## AVAILABLE DATA
※ ※ ※

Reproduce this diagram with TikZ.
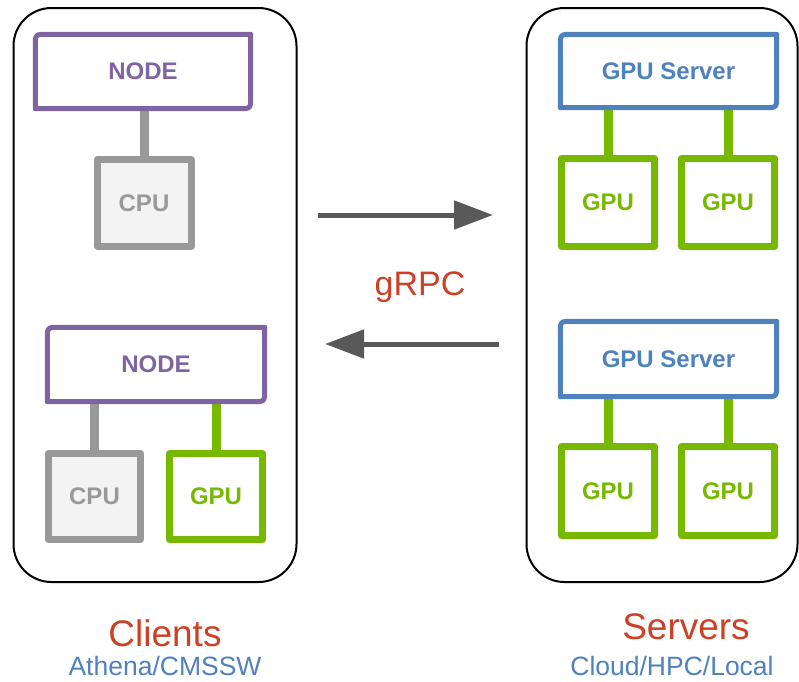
\documentclass[tikz,border=0pt]{standalone}
\usepackage{fontspec}
\setmainfont{Liberation Sans}
\usetikzlibrary{arrows.meta,calc}
\definecolor{cpurple}{HTML}{8064A2}
\definecolor{cblue}{HTML}{4F81BD}
\definecolor{cgreen}{HTML}{76B900}
\definecolor{cgray}{HTML}{999999}
\definecolor{cfill}{HTML}{F3F3F3}
\definecolor{carrow}{HTML}{595959}
\definecolor{cred}{HTML}{CC4125}
\newcommand\diagbox[2]{%
  \draw[#2, line width=5pt, line join=round]
    ($(#1.north west)+(0,12)$) .. controls (#1.north west) .. ($(#1.north west)+(12,0)$)
    -- (#1.north east)
    -- ($(#1.south east)+(0,-12)$) .. controls (#1.south east) .. ($(#1.south east)+(-12,0)$)
    -- (#1.south west) -- cycle;}
\tikzset{
  outerbox/.style={draw=black, line width=2pt, rounded corners=38pt, inner sep=0pt},
  hostbox/.style={inner sep=0pt, font=\bfseries\fontsize{24}{28}\selectfont},
  cpubox/.style={draw=cgray, fill=cfill, line width=7pt, line join=round, inner sep=0pt,
    text=cgray, font=\bfseries\fontsize{24}{28}\selectfont},
  gpubox/.style={draw=cgreen, fill=white, line width=7pt, line join=round, inner sep=0pt,
    text=cgreen, font=\bfseries\fontsize{24}{28}\selectfont},
  grayconn/.style={draw=cgray, line width=9pt},
  greenconn/.style={draw=cgreen, line width=9pt},
  rpcarrow/.style={draw=carrow, line width=5pt, -{Triangle[length=39pt,width=28pt]}},
  title/.style={anchor=base, text=cred, font=\fontsize{37}{40}\selectfont},
  subtitle/.style={anchor=base, text=cblue, font=\fontsize{26.5}{30}\selectfont}
}
\begin{document}
\begin{tikzpicture}[x=1pt,y=-1pt]
\useasboundingbox (0,0) rectangle (799,681);
% outer containers
\node[outerbox, minimum width=283pt, minimum height=574pt] (clients) at (155,295) {};
\node[outerbox, minimum width=271pt, minimum height=574pt] (servers) at (662,295) {};

% ---- clients ----
\node[hostbox, text=cpurple, minimum width=215pt, minimum height=74pt] (node1) at (143,71.5) {NODE};
\node[hostbox, text=cpurple, minimum width=217pt, minimum height=74pt] (node2) at (156,364.5) {NODE};
\coordinate (cpu1c) at (144,203);
\coordinate (cpu2c) at (94.5,496.5);
\coordinate (gpu2c) at (216,496.5);

% ---- servers ----
\node[hostbox, text=cblue, minimum width=216pt, minimum height=73pt] (srv1) at (668.5,71) {GPU Server};
\node[hostbox, text=cblue, minimum width=216pt, minimum height=75pt] (srv2) at (668.5,359) {GPU Server};
\coordinate (g1ac) at (608,202.5);
\coordinate (g1bc) at (728,202.5);
\coordinate (g2ac) at (608,491);
\coordinate (g2bc) at (728,491);

% connectors (drawn first, boxes cover their ends)
\draw[grayconn] (cpu1c) -- (cpu1c |- node1.south);
\draw[grayconn] (cpu2c) -- (cpu2c |- node2.south);
\draw[greenconn] (gpu2c) -- (gpu2c |- node2.south);
\draw[greenconn] (g1ac) -- (g1ac |- srv1.south);
\draw[greenconn] (g1bc) -- (g1bc |- srv1.south);
\draw[greenconn] (g2ac) -- (g2ac |- srv2.south);
\draw[greenconn] (g2bc) -- (g2bc |- srv2.south);

% child boxes
\node[cpubox, minimum width=94pt, minimum height=87pt] (cpu1) at (cpu1c) {CPU};
\node[cpubox, minimum width=92pt, minimum height=86pt] (cpu2) at (cpu2c) {CPU};
\node[gpubox, minimum width=93pt, minimum height=86pt] (gpu2) at (gpu2c) {GPU};
\node[gpubox, minimum width=93pt, minimum height=88pt] (g1a) at (g1ac) {GPU};
\node[gpubox, minimum width=93pt, minimum height=88pt] (g1b) at (g1bc) {GPU};
\node[gpubox, minimum width=93pt, minimum height=89pt] (g2a) at (g2ac) {GPU};
\node[gpubox, minimum width=93pt, minimum height=89pt] (g2b) at (g2bc) {GPU};

% host outlines
\diagbox{node1}{cpurple}
\diagbox{node2}{cpurple}
\diagbox{srv1}{cblue}
\diagbox{srv2}{cblue}

% gRPC arrows
\coordinate (a1s) at (318,215);
\coordinate (a1e) at (493,215);
\coordinate (a2s) at (499,344);
\coordinate (a2e) at (325,344);
\draw[rpcarrow] (a1s) -- (a1e);
\draw[rpcarrow] (a2s) -- (a2e);
\node[anchor=base, text=cred, font=\fontsize{34}{38}\selectfont] (grpc) at (420,295) {gRPC};

% captions
\node[title] (ct) at (165,646) {Clients};
\node[subtitle] (cs) at (165,675) {Athena/CMSSW};
\node[title] (st) at (686,639) {Servers};
\node[subtitle] (ss) at (672,675) {Cloud/HPC/Local};
\end{tikzpicture}
\end{document}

※ ※ ※

## SET TASK
Leave out the pictures and output the rest of the material exactly as written.

## FULL RESPONSE
Reproduce this diagram with TikZ.
\documentclass[tikz,border=0pt]{standalone}
\usepackage{fontspec}
\setmainfont{Liberation Sans}
\usetikzlibrary{arrows.meta,calc}
\definecolor{cpurple}{HTML}{8064A2}
\definecolor{cblue}{HTML}{4F81BD}
\definecolor{cgreen}{HTML}{76B900}
\definecolor{cgray}{HTML}{999999}
\definecolor{cfill}{HTML}{F3F3F3}
\definecolor{carrow}{HTML}{595959}
\definecolor{cred}{HTML}{CC4125}
\newcommand\diagbox[2]{%
  \draw[#2, line width=5pt, line join=round]
    ($(#1.north west)+(0,12)$) .. controls (#1.north west) .. ($(#1.north west)+(12,0)$)
    -- (#1.north east)
    -- ($(#1.south east)+(0,-12)$) .. controls (#1.south east) .. ($(#1.south east)+(-12,0)$)
    -- (#1.south west) -- cycle;}
\tikzset{
  outerbox/.style={draw=black, line width=2pt, rounded corners=38pt, inner sep=0pt},
  hostbox/.style={inner sep=0pt, font=\bfseries\fontsize{24}{28}\selectfont},
  cpubox/.style={draw=cgray, fill=cfill, line width=7pt, line join=round, inner sep=0pt,
    text=cgray, font=\bfseries\fontsize{24}{28}\selectfont},
  gpubox/.style={draw=cgreen, fill=white, line width=7pt, line join=round, inner sep=0pt,
    text=cgreen, font=\bfseries\fontsize{24}{28}\selectfont},
  grayconn/.style={draw=cgray, line width=9pt},
  greenconn/.style={draw=cgreen, line width=9pt},
  rpcarrow/.style={draw=carrow, line width=5pt, -{Triangle[length=39pt,width=28pt]}},
  title/.style={anchor=base, text=cred, font=\fontsize{37}{40}\selectfont},
  subtitle/.style={anchor=base, text=cblue, font=\fontsize{26.5}{30}\selectfont}
}
\begin{document}
\begin{tikzpicture}[x=1pt,y=-1pt]
\useasboundingbox (0,0) rectangle (799,681);
% outer containers
\node[outerbox, minimum width=283pt, minimum height=574pt] (clients) at (155,295) {};
\node[outerbox, minimum width=271pt, minimum height=574pt] (servers) at (662,295) {};

% ---- clients ----
\node[hostbox, text=cpurple, minimum width=215pt, minimum height=74pt] (node1) at (143,71.5) {NODE};
\node[hostbox, text=cpurple, minimum width=217pt, minimum height=74pt] (node2) at (156,364.5) {NODE};
\coordinate (cpu1c) at (144,203);
\coordinate (cpu2c) at (94.5,496.5);
\coordinate (gpu2c) at (216,496.5);

% ---- servers ----
\node[hostbox, text=cblue, minimum width=216pt, minimum height=73pt] (srv1) at (668.5,71) {GPU Server};
\node[hostbox, text=cblue, minimum width=216pt, minimum height=75pt] (srv2) at (668.5,359) {GPU Server};
\coordinate (g1ac) at (608,202.5);
\coordinate (g1bc) at (728,202.5);
\coordinate (g2ac) at (608,491);
\coordinate (g2bc) at (728,491);

% connectors (drawn first, boxes cover their ends)
\draw[grayconn] (cpu1c) -- (cpu1c |- node1.south);
\draw[grayconn] (cpu2c) -- (cpu2c |- node2.south);
\draw[greenconn] (gpu2c) -- (gpu2c |- node2.south);
\draw[greenconn] (g1ac) -- (g1ac |- srv1.south);
\draw[greenconn] (g1bc) -- (g1bc |- srv1.south);
\draw[greenconn] (g2ac) -- (g2ac |- srv2.south);
\draw[greenconn] (g2bc) -- (g2bc |- srv2.south);

% child boxes
\node[cpubox, minimum width=94pt, minimum height=87pt] (cpu1) at (cpu1c) {CPU};
\node[cpubox, minimum width=92pt, minimum height=86pt] (cpu2) at (cpu2c) {CPU};
\node[gpubox, minimum width=93pt, minimum height=86pt] (gpu2) at (gpu2c) {GPU};
\node[gpubox, minimum width=93pt, minimum height=88pt] (g1a) at (g1ac) {GPU};
\node[gpubox, minimum width=93pt, minimum height=88pt] (g1b) at (g1bc) {GPU};
\node[gpubox, minimum width=93pt, minimum height=89pt] (g2a) at (g2ac) {GPU};
\node[gpubox, minimum width=93pt, minimum height=89pt] (g2b) at (g2bc) {GPU};

% host outlines
\diagbox{node1}{cpurple}
\diagbox{node2}{cpurple}
\diagbox{srv1}{cblue}
\diagbox{srv2}{cblue}

% gRPC arrows
\coordinate (a1s) at (318,215);
\coordinate (a1e) at (493,215);
\coordinate (a2s) at (499,344);
\coordinate (a2e) at (325,344);
\draw[rpcarrow] (a1s) -- (a1e);
\draw[rpcarrow] (a2s) -- (a2e);
\node[anchor=base, text=cred, font=\fontsize{34}{38}\selectfont] (grpc) at (420,295) {gRPC};

% captions
\node[title] (ct) at (165,646) {Clients};
\node[subtitle] (cs) at (165,675) {Athena/CMSSW};
\node[title] (st) at (686,639) {Servers};
\node[subtitle] (ss) at (672,675) {Cloud/HPC/Local};
\end{tikzpicture}
\end{document}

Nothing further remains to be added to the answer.